Note: All of the above assumes that your device (load) is constant, like a resistor (or resistive load) would be.

Things change when applying too much or too little input voltage to electronic devices, as many times they do not represent a resistive load. They are nonetheless susceptible to damage should the input voltage rise high enough to damage the internal semi-conductors (transistors, etc.) as well as passive components (capacitors, etc.)

Answer 3

For a resistor-like load increasing the voltage will increase the current. This is what Ohm discovered and is neatly given by \$ V = IR \$. For a fixed R, V and I are proportional.

When you connect a device to an adequate power-supply the current will be determined by the device, not by the supply. The Irish national power grid has a peak capacity of 5,000,000 kW (5 GW). If I switch on a 30 W lamp it will only draw that much power from the grid, not the whole 5 GW.

Not all devices are resistive loads, however. Many will vary depending on what the device is doing. e.g., Laptop on standby, phone display off, on, watching video, making a call, etc. The current drawn changes.

Lets say I power on a device with an adapter that outputs 5 volts @ 2 amps. If I would to connect that same device to an adapter that outputs 20 volts @ 2 amps will I burn it?

Electronic devices usually have a voltage tolerance.
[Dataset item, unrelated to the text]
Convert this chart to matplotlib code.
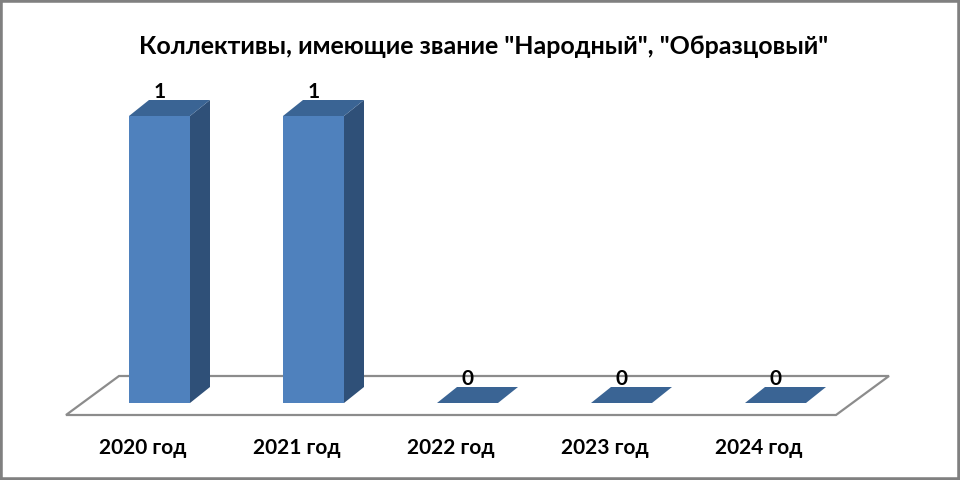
import matplotlib
matplotlib.use('Agg')
import matplotlib.pyplot as plt
from matplotlib.patches import Polygon, Rectangle

years = ['2020 год', '2021 год', '2022 год', '2023 год', '2024 год']
values = [1, 1, 0, 0, 0]
title = 'Коллективы, имеющие звание "Народный", "Образцовый"'

plt.rcParams['font.family'] = ['Lato', 'Liberation Sans', 'DejaVu Sans']

W, H = 960, 480
# plot box in pixels: floor front edge left/right, bar base and bar top
left, right, base, top = 66, 836, 403, 116
px = 5 / (right - left)      # one pixel in x data units
py = 1 / (base - top)        # one pixel in y data units

FRONT = '#4F81BD'
SIDE = '#2F5078'
TOP = '#3A6494'
FLOOR = '#8C8C8C'

fig = plt.figure(figsize=(W / 100, H / 100), dpi=100)
fig.patches.append(Rectangle((0, 0), 1, 1, transform=fig.transFigure, fill=False,
                             edgecolor='#808080', linewidth=4))

ax = fig.add_axes([left / W, (H - base) / H, (right - left) / W, (base - top) / H])
ax.set_xlim(-0.5, 4.5)
ax.set_ylim(0, 1)
ax.patch.set_visible(False)
for s in ax.spines.values():
    s.set_visible(False)

# floor parallelogram
x0, x1 = -0.5, 4.5
y0, y1 = -12 * py, 27 * py
ax.add_patch(Polygon([(x0, y0), (x1, y0), (x1 + 53 * px, y1), (x0 + 53 * px, y1)], closed=True,
                     facecolor='white', edgecolor=FLOOR, linewidth=1.6, clip_on=False, zorder=1))

# bars with oblique depth
shift = 16.5 * px
width = 61 * px
dx, dy = 20 * px, 16 * py
for i, v in enumerate(values):
    xl = i + shift - width / 2
    xr = xl + width
    if v > 0:
        ax.bar(i + shift, v, width=width, color=FRONT, zorder=3)
        ax.add_patch(Polygon([(xr, 0), (xr + dx, dy), (xr + dx, v + dy), (xr, v)], closed=True,
                             facecolor=SIDE, edgecolor='none', clip_on=False, zorder=2))
    ax.add_patch(Polygon([(xl, v), (xr, v), (xr + dx, v + dy), (xl + dx, v + dy)], closed=True,
                         facecolor=TOP, edgecolor='none', clip_on=False, zorder=3))
    ax.text(i + shift, v + 18 * py, str(v), ha='center', va='baseline', fontsize=15,
            fontweight='bold', color='black', zorder=4)

ax.set_xticks(range(len(years)))
ax.set_xticklabels(years, fontsize=15, fontweight='bold')
ax.tick_params(axis='x', length=0, pad=25)
ax.set_yticks([])

fig.text(484 / W, (H - 47) / H, title, ha='center', va='center', fontsize=18, fontweight='bold')

fig.savefig('out.png', dpi=100, facecolor='white')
Exceeding these usually destroys the devices.

I think you burn a device by passing to much current no?

That can do it but the high voltage on its own, without much current, can do it too.

Increasing the voltage could also burn it if you are passing the same current?

In general increasing the voltage will increase the current. Some devices have built-in regulators - e.g., your mobile phone's internal battery charger - and will try to control the current. If you exceed the maximum rated voltage though you will destroy the controller.